Russian President Vladimir Putin on Friday named a tank factory worker who once vowed on national television to protect him from Moscow protesters as one his personal regional
representatives.
Uralvagonzavod military factory foreman Igor Kholmanskikh shot to fame in Russia in December when Putin was holding a marathon televised phone-in just days after the first mass protest of his 12-year rule shook Moscow.
Putin mocked the protesters and rejected claims of vote rigging in parliamentary elections. The tightly choreographed show then switched to a question from Kholmanskikh in the industrial Urals city of Nizhny Tagil.
“I would like to say about these meetings,” the worker said, “if the police… cannot handle them, then the boys and I are ready to come over and stand up for our stability — but of course within the frameworks of the law.”
Kholmanskikh’s comments — made while standing in front of a carefully assembled line of tough-looking Uralvagonzavod factory workers — earned him warm applause from the Moscow studio audience.
“Come on over,” Putin replied. “But not now — and I hope not for this reason.”
Putin was winding down his four-year stint as premier at the time and about to launch a campaign for a third Kremlin term that was crowned with a crushing March poll victory on which the protests had only marginal effect.

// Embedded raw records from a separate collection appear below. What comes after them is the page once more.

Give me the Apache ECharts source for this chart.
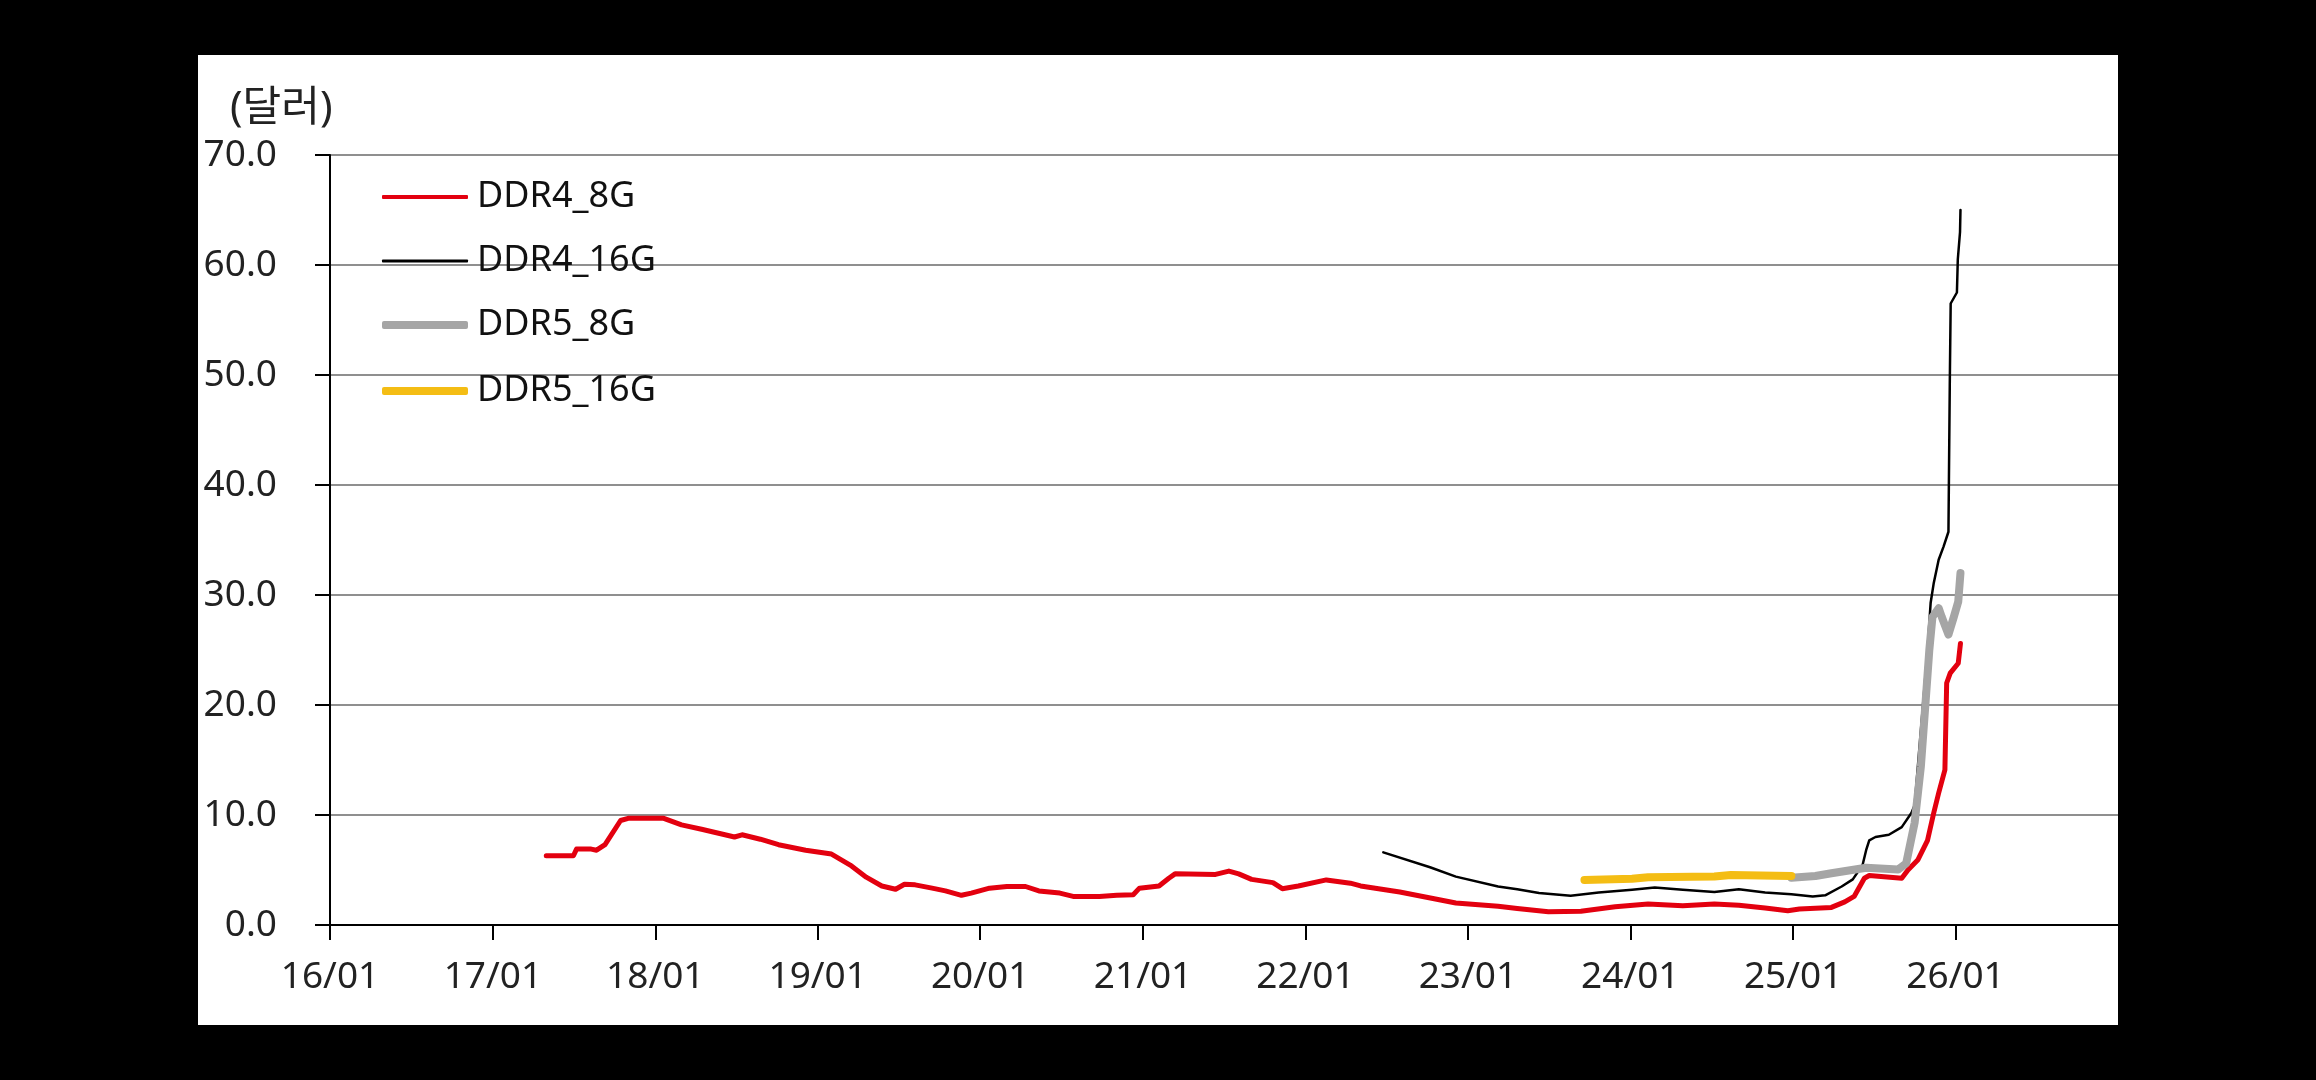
<!DOCTYPE html>
<html>
<head>
<meta charset="utf-8">
<script src="https://cdn.jsdelivr.net/npm/echarts@6/dist/echarts.min.js"></script>
<style>
  html, body { margin: 0; padding: 0; background: #000; }
  #panel { position: absolute; left: 198px; top: 55px; width: 1920px; height: 970px; background: #fff; }
  #chart { width: 1920px; height: 970px; }
</style>
</head>
<body>
<div id="panel"><div id="chart"></div></div>
<script>
// DDR4_8G
const ddr4_8gDates = ['2017-05-01', '2017-07-01', '2017-07-08', '2017-08-10', '2017-08-22', '2017-09-10', '2017-10-15', '2017-11-01',
  '2018-01-20', '2018-03-01', '2018-04-15', '2018-06-28', '2018-07-15', '2018-08-25', '2018-10-05', '2018-12-05',
  '2019-02-01', '2019-03-15', '2019-04-20', '2019-05-25', '2019-06-25', '2019-07-15', '2019-08-08', '2019-09-15',
  '2019-10-15', '2019-11-20', '2019-12-12', '2020-01-22', '2020-03-01', '2020-04-12', '2020-05-12', '2020-06-28',
  '2020-07-28', '2020-09-25', '2020-11-03', '2020-12-10', '2020-12-24', '2021-02-06', '2021-02-28', '2021-03-14',
  '2021-06-13', '2021-07-13', '2021-08-04', '2021-09-02', '2021-10-20', '2021-11-10', '2021-12-16', '2022-02-17',
  '2022-04-12', '2022-05-05', '2022-08-01', '2022-12-05', '2023-03-10', '2023-04-22', '2023-07-01', '2023-09-12',
  '2023-11-28', '2024-02-10', '2024-04-28', '2024-07-08', '2024-09-01', '2024-10-30', '2024-12-20', '2025-01-15',
  '2025-03-28', '2025-04-27', '2025-05-18', '2025-06-10', '2025-06-21', '2025-09-02', '2025-09-16', '2025-10-08',
  '2025-10-30', '2025-11-13', '2025-11-24', '2025-12-08', '2025-12-12', '2025-12-20', '2026-01-07', '2026-01-12']
const ddr4_8gValues = [6.3, 6.3, 6.9, 6.9, 6.8, 7.3, 9.5, 9.7,
  9.7, 9.1, 8.7, 8.0, 8.2, 7.8, 7.3, 6.8,
  6.45, 5.45, 4.35, 3.55, 3.25, 3.7, 3.65, 3.35,
  3.1, 2.7, 2.9, 3.35, 3.5, 3.5, 3.1, 2.9,
  2.6, 2.6, 2.7, 2.75, 3.35, 3.55, 4.25, 4.65,
  4.6, 4.9, 4.65, 4.15, 3.85, 3.3, 3.55, 4.1,
  3.8, 3.55, 3.0, 2.0, 1.7, 1.5, 1.2, 1.25,
  1.65, 1.9, 1.75, 1.9, 1.8, 1.55, 1.3, 1.45,
  1.6, 2.1, 2.6, 4.25, 4.5, 4.25, 5.0, 5.9,
  7.7, 10.2, 12.0, 14.1, 22.0, 22.9, 23.8, 25.6]

// DDR4_16G
const ddr4_16gDates = ['2022-06-25', '2022-10-08', '2022-12-05', '2023-03-10', '2023-04-22', '2023-06-10', '2023-08-20', '2023-10-22',
  '2024-01-05', '2024-02-25', '2024-04-28', '2024-07-08', '2024-09-01', '2024-10-30', '2024-12-28', '2025-02-14',
  '2025-03-14', '2025-04-20', '2025-05-15', '2025-06-06', '2025-06-14', '2025-06-21', '2025-07-05', '2025-08-04',
  '2025-09-02', '2025-09-24', '2025-10-01', '2025-10-30', '2025-11-06', '2025-11-13', '2025-11-24', '2025-12-05',
  '2025-12-16', '2025-12-19', '2025-12-21', '2026-01-04', '2026-01-06', '2026-01-11', '2026-01-12']
const ddr4_16gValues = [6.6, 5.25, 4.4, 3.5, 3.25, 2.9, 2.65, 2.95,
  3.2, 3.4, 3.2, 3.0, 3.25, 2.95, 2.8, 2.6,
  2.7, 3.5, 4.15, 5.45, 6.8, 7.7, 8.0, 8.2,
  8.9, 10.2, 10.9, 25.0, 29.3, 31.1, 33.2, 34.4,
  35.75, 49.3, 56.5, 57.5, 60.5, 63.0, 65.0]

// DDR5_8G
const ddr5_8gDates = ['2024-12-28', '2025-02-20', '2025-03-28', '2025-06-14', '2025-08-25', '2025-09-12', '2025-10-01', '2025-10-15',
  '2025-10-26', '2025-11-03', '2025-11-10', '2025-11-24', '2025-12-01', '2025-12-16', '2025-12-28', '2026-01-07', '2026-01-12']
const ddr5_8gValues = [4.3, 4.45, 4.7, 5.2, 5.05, 5.6, 9.3, 14.4,
  20.5, 25.0, 28.0, 28.8, 28.0, 26.4, 28.0, 29.4, 32.0]

// DDR5_16G
const ddr5_16gDates = ['2023-09-20', '2024-01-05', '2024-02-10', '2024-07-08', '2024-08-14', '2024-12-28']
const ddr5_16gValues = [4.1, 4.2, 4.35, 4.4, 4.55, 4.45]

const seriesNames = ['DDR4_8G', 'DDR4_16G', 'DDR5_8G', 'DDR5_16G']
const yTicks = [0, 10, 20, 30, 40, 50, 60, 70]

const seriesColors = ['#e3000f', '#000000', '#a5a5a5', '#f4bd14']
const seriesWidths = [5, 2.5, 8, 8]
const legendHeights = [4, 3, 8, 8]
const legendTops = [122, 186, 250, 316]

const FONT = "'Noto Sans', 'Noto Sans CJK KR', sans-serif"

function pairs(dates, values) {
  return dates.map((d, i) => [d, values[i]])
}

const seriesData = [
  pairs(ddr4_8gDates, ddr4_8gValues),
  pairs(ddr4_16gDates, ddr4_16gValues),
  pairs(ddr5_8gDates, ddr5_8gValues),
  pairs(ddr5_16gDates, ddr5_16gValues),
]

const chart = echarts.init(document.getElementById('chart'))

const legends = seriesNames.map((name, i) => ({
  data: [name],
  left: 184,
  top: legendTops[i],
  padding: 0,
  icon: 'roundRect',
  itemWidth: 86,
  itemHeight: legendHeights[i],
  selectedMode: false,
  textStyle: {
    fontFamily: FONT,
    fontSize: 36,
    color: '#111',
    lineHeight: 40,
    padding: [0, 0, 0, 4],
  },
}))

const option = {
  animation: false,
  backgroundColor: '#fff',
  color: seriesColors,
  legend: legends,
  graphic: [{
    type: 'text',
    left: 32,
    top: 33,
    style: {
      text: '(달러)',
      font: '42px ' + FONT,
      fill: '#222',
    },
  }],
  grid: {
    left: 132,
    right: 0,
    top: 100,
    bottom: 100,
  },
  xAxis: {
    type: 'time',
    min: '2016-01-01',
    max: '2027-01-01',
    minInterval: 365 * 24 * 3600 * 1000,
    maxInterval: 366 * 24 * 3600 * 1000,
    splitLine: { show: false },
    axisLine: { lineStyle: { color: '#000', width: 2 } },
    axisTick: { show: true, length: 15, lineStyle: { color: '#000', width: 2 } },
    axisLabel: {
      showMaxLabel: false,
      margin: 34,
      fontFamily: FONT,
      fontSize: 37,
      color: '#222',
      formatter: (val) => {
        const d = new Date(val)
        return String(d.getFullYear()).slice(2) + '/' + String(d.getMonth() + 1).padStart(2, '0')
      },
    },
  },
  yAxis: {
    type: 'value',
    min: yTicks[0],
    max: yTicks[yTicks.length - 1],
    interval: 10,
    axisLine: { show: true, lineStyle: { color: '#000', width: 2 } },
    axisTick: { show: true, length: 15, lineStyle: { color: '#000', width: 2 } },
    splitLine: { show: true, lineStyle: { color: '#8f8f8f', width: 2 } },
    axisLabel: {
      margin: 53,
      fontFamily: FONT,
      fontSize: 37,
      color: '#222',
      formatter: (v) => v.toFixed(1),
    },
  },
  series: seriesNames.map((name, i) => ({
    name,
    type: 'line',
    data: seriesData[i],
    showSymbol: false,
    symbol: 'none',
    lineStyle: {
      color: seriesColors[i],
      width: seriesWidths[i],
      cap: 'round',
      join: 'round',
    },
  })),
}

chart.setOption(option)
</script>
</body>
</html>
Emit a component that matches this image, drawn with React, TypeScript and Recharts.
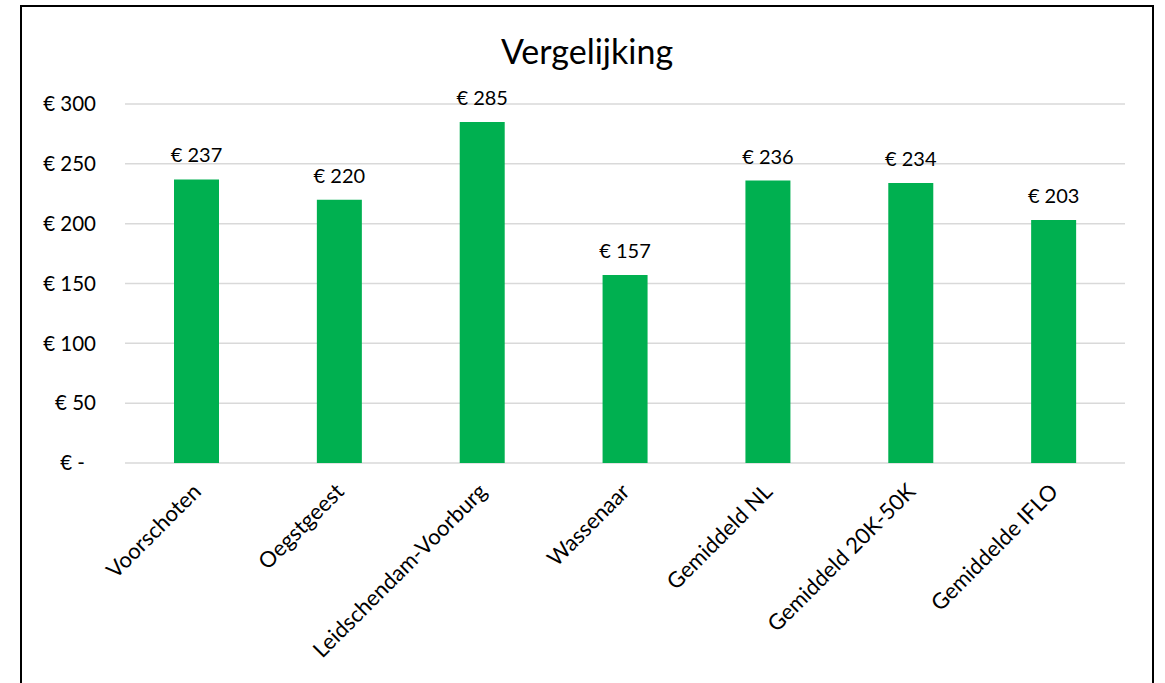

The former KGB spy relied heavily on the support of blue-collar workers in his presidential run — and he seemed to be only underscoring those roots by inviting the foreman on Friday to his suburban Moscow residence.
He then offered him the title of Urals Federal District envoy while state television cameras rolled.
“I think this will be right for you — a person who spent his entire life working in a factory and knows how ordinary people live — and that you will be able to defend people’s interests,” Putin told a blushing Kholmanskikh.
“I hope that I do not let anyone down,” the factory worker replied after looking shyly up from Putin’s work table and swallowing hard.
Putin created the regional envoy posts during his 2000-2008 presidency as part of his early efforts to centralise command of Russia after a tumultuous era of the 1990s in which the regions enjoyed broad control.
The seven Kremlin representatives have no formal powers but report directly to Putin and as such can exercise commanding authority in regional affairs.